When a catastrophic famine struck Rajputana in the late 1920s, Maharaja Umaid Singh faced a crisis of legitimacy: how to feed and employ a population without simply handing out charity, which Rajput honour forbade receiving. His adviser suggested a monumental construction project. Lanchester was commissioned in 1929; the foundation stone was laid that year and the building was inaugurated in 1943 — by which time Umaid Singh had only four years left to live. Construction employed Chittar stone craftsmen, sculptors, tile-setters, and labourers continuously for fifteen years. Stefan Norblin arrived in the early 1940s, having fled Nazi-occupied Warsaw, and spent years painting the sweeping mythological murals in the ballroom, banquet hall, and private apartments. The palace passed to the current Maharaja Gaj Singh II after independence, who negotiated the partial hotel conversion with Taj Hotels in the 1970s.

Architecture & Design

Lanchester composed the palace on a strict axial Beaux-Arts plan — a 195-metre central block with symmetrical wings — but crowned it with a Rajput silhouette of chattris, chhatri-topped towers, and a great hemispherical central dome rising 56 metres.
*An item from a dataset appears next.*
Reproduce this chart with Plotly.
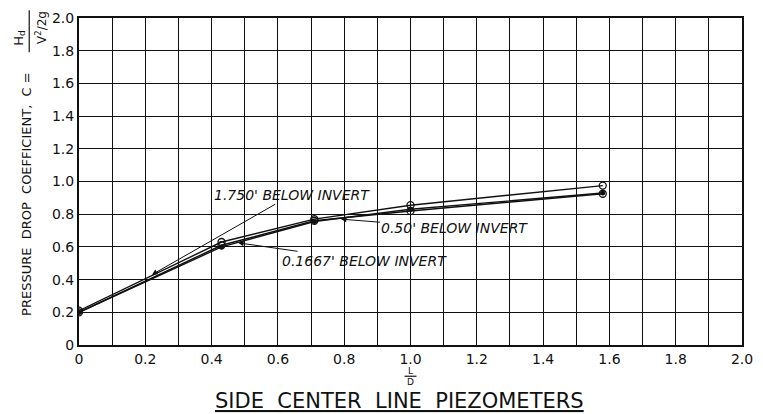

The interiors divide sharply between two registers. The formal state rooms follow a European Art Deco grammar: geometric terrazzo floors, lacquered furniture, ziggurat-profile mouldings, and streamlined metalwork. The Norblin murals introduce a third idiom entirely — large-scale figurative compositions in which Shiva, Vishnu, and scenes from the Mahabharata are rendered in the flat, sinuous line-work and acid palette of 1930s Warsaw poster art. The juxtaposition is startling and completely intentional; Norblin wrote that he sought to find the universal beneath two apparently incompatible visual traditions.

Cultural significance

Umaid Bhawan Palace occupies a singular position in twentieth-century architectural history: it is the only major building where Art Deco interiors were created by a Central European exile working in dialogue with a living Hindu iconographic tradition. The Norblin murals have no parallel anywhere. The palace is also a rare example of colonial-era architecture conceived entirely by its Indian patron — Lanchester executed Maharaja Umaid Singh’s detailed brief rather than imposing a metropolitan template. Designated a heritage hotel under India’s National Tourism Policy, it consistently ranks among the finest hotels in the world and remains in continuous royal use.

Visiting today

The museum wing is open to non-hotel guests daily (small entry fee). Hotel guests access the spa, pool, and dining rooms. The Taj Hotels wing books up months in advance — reserve early. Jodhpur’s old city (the Blue City) and Mehrangarh Fort are 3 km away. Best light for photography of the exterior is late afternoon, when the Chittar stone turns deep amber. Dress modestly for the museum. No photography inside the royal private apartments.

Getting there

Jodhpur Airport (JDH) is 5 km from the palace; direct flights from Delhi, Mumbai, Bangalore, and Jaipur. Jodhpur Junction railway station is 4 km away, connected to Delhi, Jaipur, Mumbai, and Jaisalmer. Taxis and auto-rickshaws are available city-wide. The palace sits on a prominent hill west of the old city and is visible from most of Jodhpur. Uber operates in Jodhpur.